- STATED GOAL -
Which lines fall between the line holding "Recreate this image" and the line holding "import * as", inclusive? Retype them exactly, without the pictures, and add nothing else.

## START RECORDS SUPPLIED

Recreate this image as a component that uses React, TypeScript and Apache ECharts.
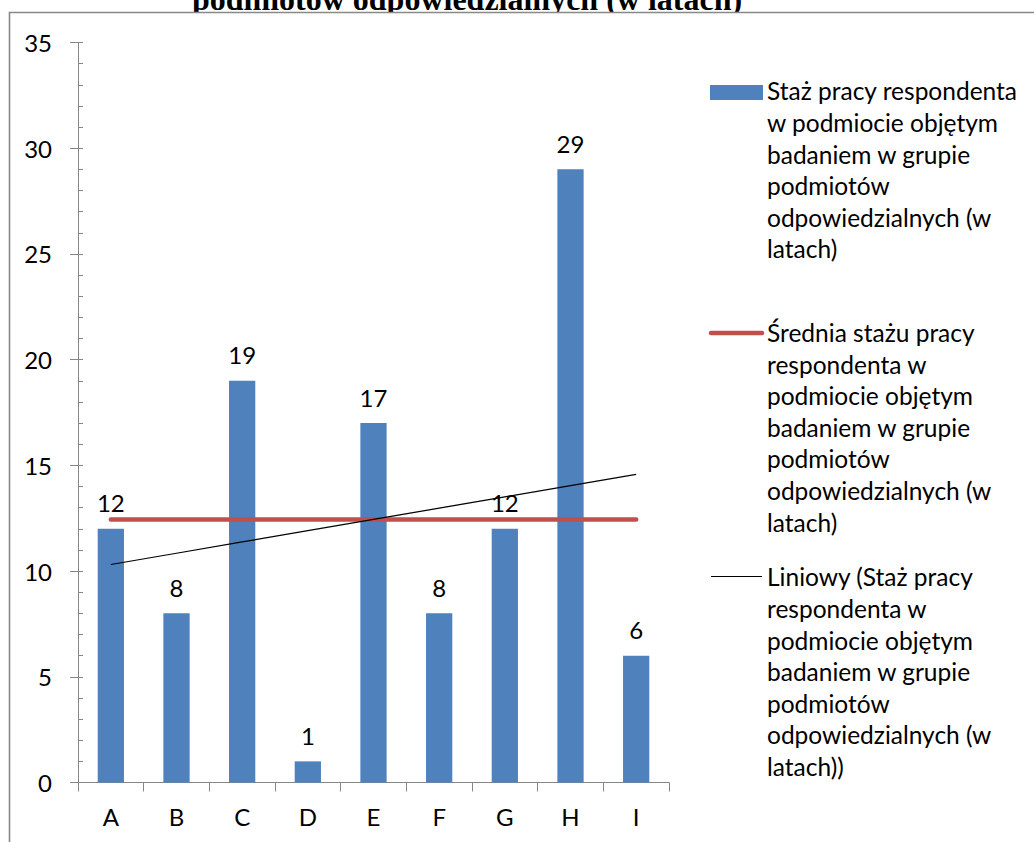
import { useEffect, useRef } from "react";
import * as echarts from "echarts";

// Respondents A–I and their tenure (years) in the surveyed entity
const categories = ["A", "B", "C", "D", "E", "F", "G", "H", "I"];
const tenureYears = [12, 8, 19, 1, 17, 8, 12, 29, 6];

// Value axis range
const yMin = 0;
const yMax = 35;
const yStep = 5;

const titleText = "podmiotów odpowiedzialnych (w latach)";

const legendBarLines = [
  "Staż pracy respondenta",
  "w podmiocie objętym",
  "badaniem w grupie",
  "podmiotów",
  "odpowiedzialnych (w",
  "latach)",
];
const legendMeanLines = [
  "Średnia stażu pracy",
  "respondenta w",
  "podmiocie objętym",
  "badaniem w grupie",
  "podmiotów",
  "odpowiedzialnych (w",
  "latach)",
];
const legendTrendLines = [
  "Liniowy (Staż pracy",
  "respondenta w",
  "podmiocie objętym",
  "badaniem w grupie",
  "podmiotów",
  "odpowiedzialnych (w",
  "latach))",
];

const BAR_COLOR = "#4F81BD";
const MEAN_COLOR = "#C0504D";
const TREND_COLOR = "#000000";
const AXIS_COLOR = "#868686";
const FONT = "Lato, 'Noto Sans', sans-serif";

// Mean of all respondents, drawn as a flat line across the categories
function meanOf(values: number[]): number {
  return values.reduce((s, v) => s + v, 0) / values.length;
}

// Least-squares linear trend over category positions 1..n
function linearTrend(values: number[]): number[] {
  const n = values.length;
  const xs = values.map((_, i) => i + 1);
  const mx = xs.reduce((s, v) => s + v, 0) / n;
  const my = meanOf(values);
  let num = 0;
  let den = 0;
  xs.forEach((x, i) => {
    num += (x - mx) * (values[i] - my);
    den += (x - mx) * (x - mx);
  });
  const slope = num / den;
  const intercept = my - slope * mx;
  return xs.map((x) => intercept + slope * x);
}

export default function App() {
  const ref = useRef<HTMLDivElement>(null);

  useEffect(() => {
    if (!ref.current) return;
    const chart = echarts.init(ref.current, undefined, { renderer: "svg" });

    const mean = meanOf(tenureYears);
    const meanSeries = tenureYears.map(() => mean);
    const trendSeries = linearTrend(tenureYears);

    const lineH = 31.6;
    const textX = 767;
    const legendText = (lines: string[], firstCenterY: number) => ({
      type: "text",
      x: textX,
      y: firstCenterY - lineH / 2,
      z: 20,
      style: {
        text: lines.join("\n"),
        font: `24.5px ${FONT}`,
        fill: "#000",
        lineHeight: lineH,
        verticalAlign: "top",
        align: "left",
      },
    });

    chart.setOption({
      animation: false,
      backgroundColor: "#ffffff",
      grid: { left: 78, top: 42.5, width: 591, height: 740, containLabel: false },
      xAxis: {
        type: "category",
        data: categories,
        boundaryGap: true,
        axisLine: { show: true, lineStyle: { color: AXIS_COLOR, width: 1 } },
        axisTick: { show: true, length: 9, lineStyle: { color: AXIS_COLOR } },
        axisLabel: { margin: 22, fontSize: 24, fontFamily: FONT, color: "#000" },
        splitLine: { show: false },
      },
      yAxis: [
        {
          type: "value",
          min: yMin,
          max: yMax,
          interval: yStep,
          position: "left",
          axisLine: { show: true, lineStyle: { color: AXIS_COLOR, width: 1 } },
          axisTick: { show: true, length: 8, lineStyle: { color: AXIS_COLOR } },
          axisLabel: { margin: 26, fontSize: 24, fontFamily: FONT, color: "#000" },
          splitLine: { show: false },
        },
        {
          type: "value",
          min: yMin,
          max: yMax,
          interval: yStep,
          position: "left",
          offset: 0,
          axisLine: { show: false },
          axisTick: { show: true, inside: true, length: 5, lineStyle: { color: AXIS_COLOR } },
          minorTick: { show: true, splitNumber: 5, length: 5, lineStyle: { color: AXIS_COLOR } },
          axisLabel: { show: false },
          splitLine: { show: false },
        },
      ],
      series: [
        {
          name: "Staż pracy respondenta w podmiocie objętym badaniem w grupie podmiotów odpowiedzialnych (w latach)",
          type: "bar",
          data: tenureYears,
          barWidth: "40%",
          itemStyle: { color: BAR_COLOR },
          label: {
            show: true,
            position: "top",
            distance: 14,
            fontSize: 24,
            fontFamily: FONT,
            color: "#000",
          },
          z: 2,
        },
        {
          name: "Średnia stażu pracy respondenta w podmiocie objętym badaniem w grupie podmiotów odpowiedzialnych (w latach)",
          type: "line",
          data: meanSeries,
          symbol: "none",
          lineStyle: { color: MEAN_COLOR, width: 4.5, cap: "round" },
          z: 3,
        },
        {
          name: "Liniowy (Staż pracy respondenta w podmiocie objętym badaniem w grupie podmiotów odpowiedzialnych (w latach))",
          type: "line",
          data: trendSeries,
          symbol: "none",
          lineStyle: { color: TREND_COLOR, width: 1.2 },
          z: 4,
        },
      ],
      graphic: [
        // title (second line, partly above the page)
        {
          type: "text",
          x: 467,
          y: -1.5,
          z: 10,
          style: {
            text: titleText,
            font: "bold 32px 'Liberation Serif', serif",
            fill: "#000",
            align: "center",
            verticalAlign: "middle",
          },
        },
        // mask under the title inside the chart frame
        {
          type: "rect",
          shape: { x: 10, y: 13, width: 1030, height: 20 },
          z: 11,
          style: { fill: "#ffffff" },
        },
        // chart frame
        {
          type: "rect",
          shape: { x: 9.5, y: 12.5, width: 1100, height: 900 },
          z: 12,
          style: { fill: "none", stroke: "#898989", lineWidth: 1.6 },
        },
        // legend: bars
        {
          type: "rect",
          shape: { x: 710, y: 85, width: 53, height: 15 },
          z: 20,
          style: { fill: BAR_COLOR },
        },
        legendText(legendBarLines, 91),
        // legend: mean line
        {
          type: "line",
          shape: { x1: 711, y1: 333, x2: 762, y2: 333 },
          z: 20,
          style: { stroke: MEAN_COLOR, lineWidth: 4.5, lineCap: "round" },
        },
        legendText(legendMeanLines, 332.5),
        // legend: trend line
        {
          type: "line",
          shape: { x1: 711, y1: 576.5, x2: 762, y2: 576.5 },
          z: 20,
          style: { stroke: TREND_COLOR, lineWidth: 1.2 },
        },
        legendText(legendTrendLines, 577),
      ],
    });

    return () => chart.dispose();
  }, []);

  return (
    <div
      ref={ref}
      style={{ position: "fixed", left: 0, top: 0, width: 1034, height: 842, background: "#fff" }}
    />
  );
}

## END RECORDS SUPPLIED
## START RECORDS SUPPLIED

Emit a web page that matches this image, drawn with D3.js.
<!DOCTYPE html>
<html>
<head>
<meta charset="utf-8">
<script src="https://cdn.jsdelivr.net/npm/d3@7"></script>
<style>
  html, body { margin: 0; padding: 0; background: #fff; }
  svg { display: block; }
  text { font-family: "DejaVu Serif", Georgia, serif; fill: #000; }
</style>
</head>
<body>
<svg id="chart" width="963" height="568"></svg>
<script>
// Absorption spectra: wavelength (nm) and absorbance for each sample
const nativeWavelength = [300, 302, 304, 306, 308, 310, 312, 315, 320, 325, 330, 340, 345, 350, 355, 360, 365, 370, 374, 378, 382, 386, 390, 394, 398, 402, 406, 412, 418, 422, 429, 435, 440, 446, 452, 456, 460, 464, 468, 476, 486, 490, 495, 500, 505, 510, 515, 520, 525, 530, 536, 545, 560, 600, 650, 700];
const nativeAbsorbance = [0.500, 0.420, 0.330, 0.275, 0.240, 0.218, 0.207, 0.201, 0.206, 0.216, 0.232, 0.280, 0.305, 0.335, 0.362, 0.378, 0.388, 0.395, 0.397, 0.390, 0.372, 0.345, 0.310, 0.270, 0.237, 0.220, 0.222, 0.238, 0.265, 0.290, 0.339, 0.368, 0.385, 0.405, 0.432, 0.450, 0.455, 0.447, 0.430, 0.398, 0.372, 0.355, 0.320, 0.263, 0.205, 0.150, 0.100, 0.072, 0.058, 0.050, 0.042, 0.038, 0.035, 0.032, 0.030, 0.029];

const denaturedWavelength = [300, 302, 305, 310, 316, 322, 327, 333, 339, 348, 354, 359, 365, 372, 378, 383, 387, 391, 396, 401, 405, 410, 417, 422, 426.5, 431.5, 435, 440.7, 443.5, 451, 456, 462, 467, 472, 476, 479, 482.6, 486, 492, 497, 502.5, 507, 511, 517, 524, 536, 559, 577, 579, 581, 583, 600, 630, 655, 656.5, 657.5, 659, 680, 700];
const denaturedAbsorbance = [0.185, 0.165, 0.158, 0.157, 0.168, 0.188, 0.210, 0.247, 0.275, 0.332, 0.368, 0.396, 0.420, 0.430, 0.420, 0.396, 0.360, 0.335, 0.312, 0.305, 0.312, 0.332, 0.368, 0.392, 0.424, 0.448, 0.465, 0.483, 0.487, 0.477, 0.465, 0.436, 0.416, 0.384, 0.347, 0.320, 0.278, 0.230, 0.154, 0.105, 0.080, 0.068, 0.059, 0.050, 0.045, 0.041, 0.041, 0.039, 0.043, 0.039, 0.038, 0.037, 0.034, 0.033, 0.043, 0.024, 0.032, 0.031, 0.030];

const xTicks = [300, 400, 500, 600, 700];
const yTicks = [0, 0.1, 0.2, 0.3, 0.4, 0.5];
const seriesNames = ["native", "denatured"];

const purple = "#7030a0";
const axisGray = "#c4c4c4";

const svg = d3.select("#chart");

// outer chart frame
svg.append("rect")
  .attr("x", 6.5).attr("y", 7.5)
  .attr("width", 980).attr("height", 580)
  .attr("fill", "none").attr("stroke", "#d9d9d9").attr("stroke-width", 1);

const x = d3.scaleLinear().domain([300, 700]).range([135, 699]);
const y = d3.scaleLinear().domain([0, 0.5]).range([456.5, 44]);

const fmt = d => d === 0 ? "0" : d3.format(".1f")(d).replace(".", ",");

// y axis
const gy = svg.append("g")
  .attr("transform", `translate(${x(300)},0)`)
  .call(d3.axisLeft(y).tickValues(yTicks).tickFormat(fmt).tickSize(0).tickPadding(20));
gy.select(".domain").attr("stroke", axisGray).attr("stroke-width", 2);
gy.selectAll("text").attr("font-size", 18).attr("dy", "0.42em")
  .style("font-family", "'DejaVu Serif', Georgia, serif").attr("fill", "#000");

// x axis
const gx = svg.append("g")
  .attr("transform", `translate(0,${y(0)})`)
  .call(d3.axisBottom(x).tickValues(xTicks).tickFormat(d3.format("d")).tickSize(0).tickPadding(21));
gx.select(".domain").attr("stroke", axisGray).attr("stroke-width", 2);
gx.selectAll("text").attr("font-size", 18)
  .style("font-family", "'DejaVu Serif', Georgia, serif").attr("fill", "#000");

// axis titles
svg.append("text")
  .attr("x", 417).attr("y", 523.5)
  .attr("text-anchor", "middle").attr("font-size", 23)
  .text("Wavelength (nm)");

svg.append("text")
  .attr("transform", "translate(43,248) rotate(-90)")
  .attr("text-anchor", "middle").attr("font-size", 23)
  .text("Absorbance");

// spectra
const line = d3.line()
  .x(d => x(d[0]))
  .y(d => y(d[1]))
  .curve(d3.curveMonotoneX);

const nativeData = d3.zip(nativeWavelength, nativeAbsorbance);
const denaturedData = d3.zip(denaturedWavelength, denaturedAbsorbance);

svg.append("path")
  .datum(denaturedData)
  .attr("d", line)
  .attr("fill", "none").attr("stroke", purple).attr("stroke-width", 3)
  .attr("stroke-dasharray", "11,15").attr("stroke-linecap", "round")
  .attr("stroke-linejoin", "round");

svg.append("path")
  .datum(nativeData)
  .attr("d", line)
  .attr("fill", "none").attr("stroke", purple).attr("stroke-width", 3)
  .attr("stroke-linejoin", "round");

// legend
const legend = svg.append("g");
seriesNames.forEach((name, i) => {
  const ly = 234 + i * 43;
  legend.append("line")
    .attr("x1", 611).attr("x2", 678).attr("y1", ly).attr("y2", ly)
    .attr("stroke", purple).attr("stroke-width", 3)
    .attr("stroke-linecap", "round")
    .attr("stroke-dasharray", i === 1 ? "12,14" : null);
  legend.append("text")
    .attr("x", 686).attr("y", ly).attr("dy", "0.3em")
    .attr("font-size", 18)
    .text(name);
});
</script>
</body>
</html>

## END RECORDS SUPPLIED

- IN RESPONSE -
Recreate this image as a component that uses React, TypeScript and Apache ECharts.
import { useEffect, useRef } from "react";
import * as echarts from "echarts";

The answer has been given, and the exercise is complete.